WASHINGTON — Last Tuesday, Apple executives were grilled by U.S. senators who were livid over its tax practices.
Apple avoids U.S. corporate taxes by sheltering them overseas in their subsidiaries in Ireland, for example. Senators like Carl Levin of Michigan and John McCain of Arizona were upset that Apple did this to avoid paying U.S. taxes.
The hearing garnered heavy media attention and came on the heels of an IRS hearing on the same day, where former IRS commissioner Doug Shulman and the recently resigned interim commissioner Miller dodged questions from congressional representatives.
Apple argued that its agreement with the Irish government spans 30 years and has been negotiated with the government, making it completely legal. Yet the tax-revenue hungry senators continued to bash Apple as its executives discussed their tax compliance policies.
The Guardian reports that Senators McCain and Levin lodged complaints against Apple, with Levin claiming that Apple’s practices forced the hearing to happen so the U.S. Senate could publicly demonstrate “the damage it [Apple’s tax strategy] does to our fiscal and economic health.”
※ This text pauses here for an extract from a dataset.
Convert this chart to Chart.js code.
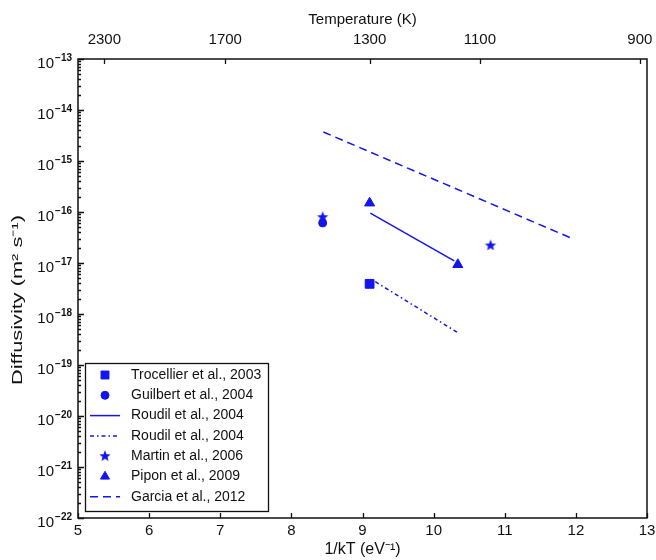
<!DOCTYPE html>
<html><head><meta charset="utf-8">
<script src="https://cdn.jsdelivr.net/npm/chart.js@4.4.1/dist/chart.umd.min.js"></script>
<style>html,body{margin:0;padding:0;background:#fff}#wrap{width:656px;height:560px}</style>
</head><body><div id="wrap"><canvas id="c" width="656" height="560"></canvas></div>
<script>
// ---- data ----
const seriesLabels = ['Trocellier et al., 2003','Guilbert et al., 2004','Roudil et al., 2004','Roudil et al., 2004','Martin et al., 2006','Pipon et al., 2009','Garcia et al., 2012'];
const trocellierX = [9.10];        const trocellierY = [3.9e-18];
const guilbertX   = [8.44];        const guilbertY   = [6.1e-17];
const roudilSolidX = [9.11, 10.29]; const roudilSolidY = [9.5e-17, 1.1e-17];
const roudilDashDotX = [9.18, 10.34]; const roudilDashDotY = [4.3e-18, 4.3e-19];
const martinX = [8.44, 10.80];     const martinY = [7.9e-17, 2.2e-17];
const piponX  = [9.10, 10.34];     const piponY  = [1.5e-16, 9.3e-18];
const garciaX = [8.45, 11.93];     const garciaY = [3.7e-15, 3.1e-17];
const xTicks = [5, 6, 7, 8, 9, 10, 11, 12, 13];
const tempTickLabels = ['2300', '1700', '1300', '1100', '900'];
const tempTickPositions = [5.37, 7.07, 9.10, 10.65, 12.90];
const yMinExp = -22, yMaxExp = -13;
const yTitle = 'Diffusivity (m\u00B2 s\u207B\u00B9)';

const toPts = (xs, ys) => xs.map((x, i) => ({x: x, y: ys[i]}));
const BLUE = '#1414ee';
const FONT = '"Liberation Sans", Arial, Helvetica, sans-serif';
Chart.defaults.font.family = FONT;
Chart.defaults.color = '#111';

function makeStar(){
  const c = document.createElement('canvas'); c.width = 14; c.height = 14;
  const g = c.getContext('2d'); g.fillStyle = BLUE; g.beginPath();
  for (let i = 0; i < 10; i++) {
    const r = i % 2 === 0 ? 6.0 : 2.6; const a = -Math.PI / 2 + i * Math.PI / 5;
    const px = 7 + r * Math.cos(a), py = 7 + r * Math.sin(a);
    i ? g.lineTo(px, py) : g.moveTo(px, py);
  }
  g.closePath(); g.fill(); return c;
}
const starImg = makeStar();

const ptDS = (label, data, style, radius) => ({label, data, showLine: false, pointStyle: style, pointRadius: radius, pointHoverRadius: radius, backgroundColor: BLUE, borderColor: BLUE, pointBorderWidth: 1});
const lnDS = (label, data, dash) => ({label, data, showLine: true, pointRadius: 0, borderColor: BLUE, borderWidth: 1.5, borderDash: dash, fill: false, tension: 0});

const datasets = [
  ptDS(seriesLabels[0], toPts(trocellierX, trocellierY), 'rect', 6.2),
  ptDS(seriesLabels[1], toPts(guilbertX, guilbertY), 'circle', 4),
  lnDS(seriesLabels[2], toPts(roudilSolidX, roudilSolidY), []),
  lnDS(seriesLabels[3], toPts(roudilDashDotX, roudilDashDotY), [4, 3, 1.5, 3]),
  ptDS(seriesLabels[4], toPts(martinX, martinY), starImg, 6),
  ptDS(seriesLabels[5], toPts(piponX, piponY), 'triangle', 5.8),
  lnDS(seriesLabels[6], toPts(garciaX, garciaY), [8, 5])
];

const framePlugin = {
  id: 'frame',
  afterDatasetsDraw(chart) {
    const ctx = chart.ctx, a = chart.chartArea;
    const {x, y, x2} = chart.scales;
    ctx.save();
    ctx.strokeStyle = '#111'; ctx.lineWidth = 1.3;
    ctx.beginPath();
    y.ticks.forEach(t => {
      const py = Math.round(y.getPixelForValue(t.value)) + 0.5;
      const e = Math.log10(t.value); const major = Math.abs(e - Math.round(e)) < 1e-6;
      ctx.moveTo(a.left, py); ctx.lineTo(a.left + (major ? 6 : 3), py);
    });
    x.ticks.forEach(t => { const px = Math.round(x.getPixelForValue(t.value)) + 0.5; ctx.moveTo(px, a.bottom); ctx.lineTo(px, a.bottom - 5); });
    x2.ticks.forEach(t => { const px = Math.round(x2.getPixelForValue(t.value)) + 0.5; ctx.moveTo(px, a.top); ctx.lineTo(px, a.top + 5); });
    ctx.stroke();
    ctx.lineWidth = 1.5;
    ctx.strokeRect(a.left, a.top, a.right - a.left, a.bottom - a.top);

    // y tick labels: 10 with raised exponent, placed from the y scale
    ctx.fillStyle = '#111'; ctx.textAlign = 'right'; ctx.textBaseline = 'middle';
    y.ticks.forEach(t => {
      const e = Math.log10(t.value), r = Math.round(e);
      if (Math.abs(e - r) > 1e-6) return;
      const py = y.getPixelForValue(t.value);
      const ex = (r < 0 ? '\u2212' : '') + Math.abs(r);
      ctx.font = 'bold 10px ' + FONT;
      const w = ctx.measureText(ex).width;
      ctx.fillText(ex, 72, py - 1);
      ctx.font = '15px ' + FONT;
      ctx.fillText('10', 72 - w - 1, py + 5);
    });

    // y axis title (stretched along its length like the reference)
    ctx.save();
    ctx.translate(18, 300); ctx.rotate(-Math.PI / 2);
    ctx.font = '15px ' + FONT; ctx.textAlign = 'center'; ctx.textBaseline = 'middle';
    const tw = ctx.measureText(yTitle).width;
    ctx.scale(170 / tw, 1);
    ctx.fillText(yTitle, 0, 0);
    ctx.restore();

    // legend box
    const L = {x: 85, y: 363, w: 183, h: 148};
    ctx.fillStyle = '#fff'; ctx.fillRect(L.x, L.y, L.w, L.h);
    ctx.lineWidth = 1.3; ctx.strokeStyle = '#111'; ctx.strokeRect(L.x + 0.5, L.y + 0.5, L.w, L.h);
    chart.data.datasets.forEach((ds, i) => {
      const ry = 375 + i * 20.3;
      if (ds.showLine) {
        ctx.save(); ctx.strokeStyle = ds.borderColor; ctx.lineWidth = 1.5; ctx.setLineDash(ds.borderDash || []);
        ctx.beginPath(); ctx.moveTo(90, ry); ctx.lineTo(120, ry); ctx.stroke(); ctx.restore();
      } else {
        ctx.save(); ctx.fillStyle = BLUE; ctx.strokeStyle = BLUE; ctx.lineWidth = 1;
        Chart.helpers.drawPoint(ctx, {pointStyle: ds.pointStyle, radius: ds.pointStyle === 'rect' ? 5.6 : (ds.pointStyle === 'triangle' ? 5.2 : 4), rotation: 0, borderWidth: 1}, 105, ry);
        ctx.restore();
      }
      ctx.fillStyle = '#111'; ctx.font = '14px ' + FONT; ctx.textBaseline = 'middle'; ctx.textAlign = 'left';
      ctx.fillText(ds.label, 131, ry);
    });
    ctx.restore();
  }
};

new Chart(document.getElementById('c'), {
  type: 'line',
  data: {datasets},
  options: {
    responsive: false, animation: false, devicePixelRatio: 1,
    layout: {padding: {left: 0, right: 9, top: 0, bottom: 0}},
    plugins: {legend: {display: false}, tooltip: {enabled: false}},
    scales: {
      x: {
        type: 'linear', position: 'bottom', min: 5, max: 13,
        afterBuildTicks: s => { s.ticks = xTicks.map(v => ({value: v})); },
        afterFit: s => { s.height = 42; s.paddingLeft = 0; s.paddingRight = 0; },
        grid: {display: false, drawTicks: false},
        border: {display: false},
        ticks: {autoSkip: false, maxRotation: 0, padding: 4, font: {size: 15}, color: '#111'},
        title: {display: true, text: '1/kT (eV\u207B\u00B9)', font: {size: 16}, color: '#111', padding: {top: 0, bottom: 1}}
      },
      x2: {
        type: 'linear', position: 'top', min: 5, max: 13,
        afterBuildTicks: s => { s.ticks = tempTickPositions.map(v => ({value: v})); },
        afterFit: s => { s.height = 59; s.paddingLeft = 0; s.paddingRight = 0; },
        grid: {display: false, drawTicks: false},
        border: {display: false},
        ticks: {autoSkip: false, maxRotation: 0, padding: 10, font: {size: 15}, color: '#111',
          callback: (v, i) => tempTickLabels[i]},
        title: {display: true, text: 'Temperature (K)', font: {size: 15}, color: '#111', padding: {top: 11, bottom: 0}}
      },
      y: {
        type: 'logarithmic', position: 'left', min: Math.pow(10, yMinExp), max: Math.pow(10, yMaxExp),
        afterBuildTicks: s => {
          const t = [];
          for (let e = yMinExp; e < yMaxExp; e++) for (let m = 1; m <= 9; m++) t.push({value: m * Math.pow(10, e)});
          t.push({value: Math.pow(10, yMaxExp)});
          s.ticks = t;
        },
        afterFit: s => { s.width = 78; s.paddingTop = 0; s.paddingBottom = 0; },
        grid: {display: false, drawTicks: false},
        border: {display: false},
        ticks: {display: false, autoSkip: false},
        title: {display: false}
      }
    }
  },
  plugins: [framePlugin]
});
</script>
</body></html>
McCain accused Apple of being America’s biggest tax avoider, which drew heavy criticism from Sen. Rand Paul of Kentucky. Paul said that the committee “should apologize to Apple” for this hearing and should stop trying “to bully one of America’s greatest success stories.”
Other tax revenue-starved countries like Germany, France and Britain are extremely upset at these practices and are looking for ways to bring in more tax revenue from prosperous corporations and countries, sparking the moniker Google Tax after their targeting of Google for tax revenue. Amazon is also a target of British investigators regarding their tax policy.
Apple reported $74 million in overseas income this past year and paid taxes that were worth about 2% of the income.